Without the pictures, retype exactly the lines from the top of the entries below through the line that contains "plt.rcParams['font.stretch'] = 'condensed'".

(Code that draws figures)
===

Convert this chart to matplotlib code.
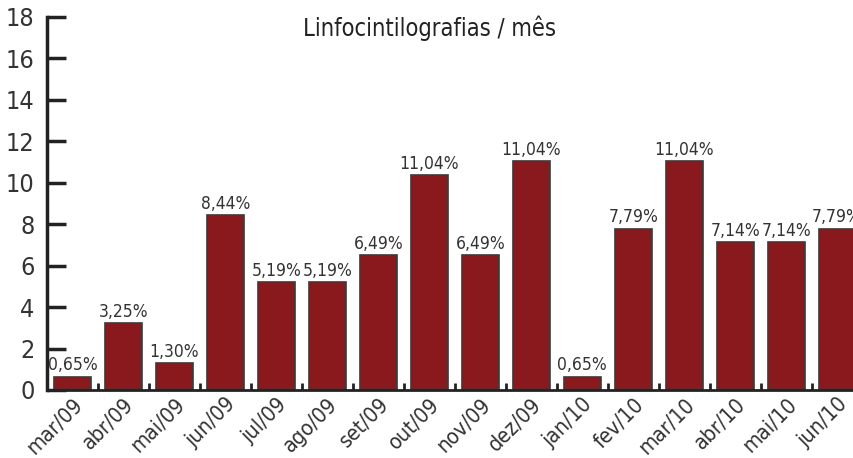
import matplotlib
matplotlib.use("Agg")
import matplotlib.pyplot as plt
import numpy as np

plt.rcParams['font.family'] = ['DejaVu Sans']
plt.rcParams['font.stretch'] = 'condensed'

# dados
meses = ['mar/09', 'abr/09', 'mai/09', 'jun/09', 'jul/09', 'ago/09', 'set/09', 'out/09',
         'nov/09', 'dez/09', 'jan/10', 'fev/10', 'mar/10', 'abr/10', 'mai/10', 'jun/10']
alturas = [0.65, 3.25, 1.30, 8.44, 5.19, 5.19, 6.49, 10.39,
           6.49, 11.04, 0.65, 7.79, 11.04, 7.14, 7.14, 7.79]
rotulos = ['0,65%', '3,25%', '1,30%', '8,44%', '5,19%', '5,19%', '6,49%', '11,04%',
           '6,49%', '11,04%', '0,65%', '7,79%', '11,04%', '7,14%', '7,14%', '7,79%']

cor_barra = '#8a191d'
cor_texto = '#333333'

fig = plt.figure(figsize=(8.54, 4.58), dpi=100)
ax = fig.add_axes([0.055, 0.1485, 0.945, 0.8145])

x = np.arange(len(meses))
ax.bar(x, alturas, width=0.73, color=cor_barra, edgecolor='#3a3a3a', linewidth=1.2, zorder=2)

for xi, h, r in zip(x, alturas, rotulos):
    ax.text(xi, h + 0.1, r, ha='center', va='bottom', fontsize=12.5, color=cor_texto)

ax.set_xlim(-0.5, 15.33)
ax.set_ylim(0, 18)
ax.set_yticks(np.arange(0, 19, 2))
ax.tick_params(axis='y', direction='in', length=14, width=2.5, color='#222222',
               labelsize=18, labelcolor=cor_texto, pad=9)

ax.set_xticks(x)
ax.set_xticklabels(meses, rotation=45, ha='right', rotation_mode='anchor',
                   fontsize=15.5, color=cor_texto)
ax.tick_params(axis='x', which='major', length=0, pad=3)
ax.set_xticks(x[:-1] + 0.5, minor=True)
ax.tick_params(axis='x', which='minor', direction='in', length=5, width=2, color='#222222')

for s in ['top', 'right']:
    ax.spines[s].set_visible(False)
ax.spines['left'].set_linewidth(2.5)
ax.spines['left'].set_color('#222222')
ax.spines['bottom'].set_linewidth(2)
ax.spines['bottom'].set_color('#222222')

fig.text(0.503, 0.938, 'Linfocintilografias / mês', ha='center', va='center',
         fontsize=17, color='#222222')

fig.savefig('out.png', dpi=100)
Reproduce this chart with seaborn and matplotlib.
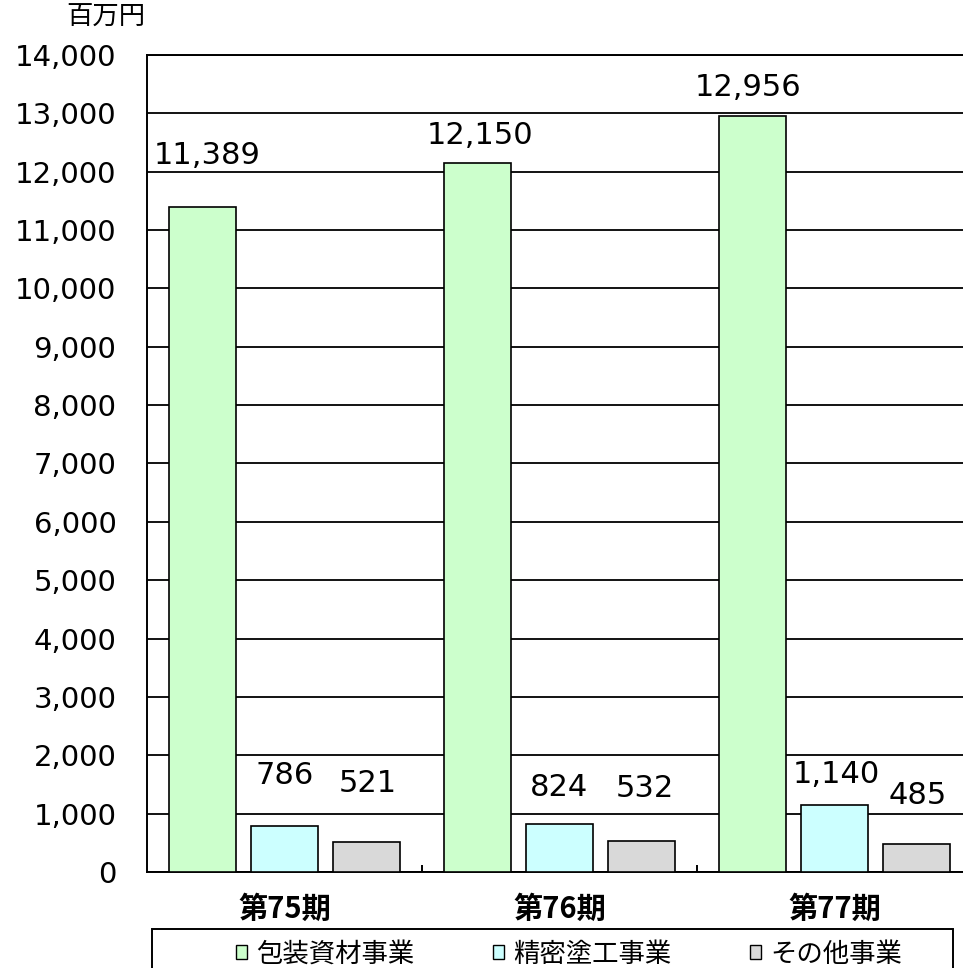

===

→ PROBLEM SOLUTION
Convert this chart to matplotlib code.
import matplotlib
matplotlib.use("Agg")
import matplotlib.pyplot as plt
import numpy as np

plt.rcParams['font.family'] = ['DejaVu Sans']
plt.rcParams['font.stretch'] = 'condensed'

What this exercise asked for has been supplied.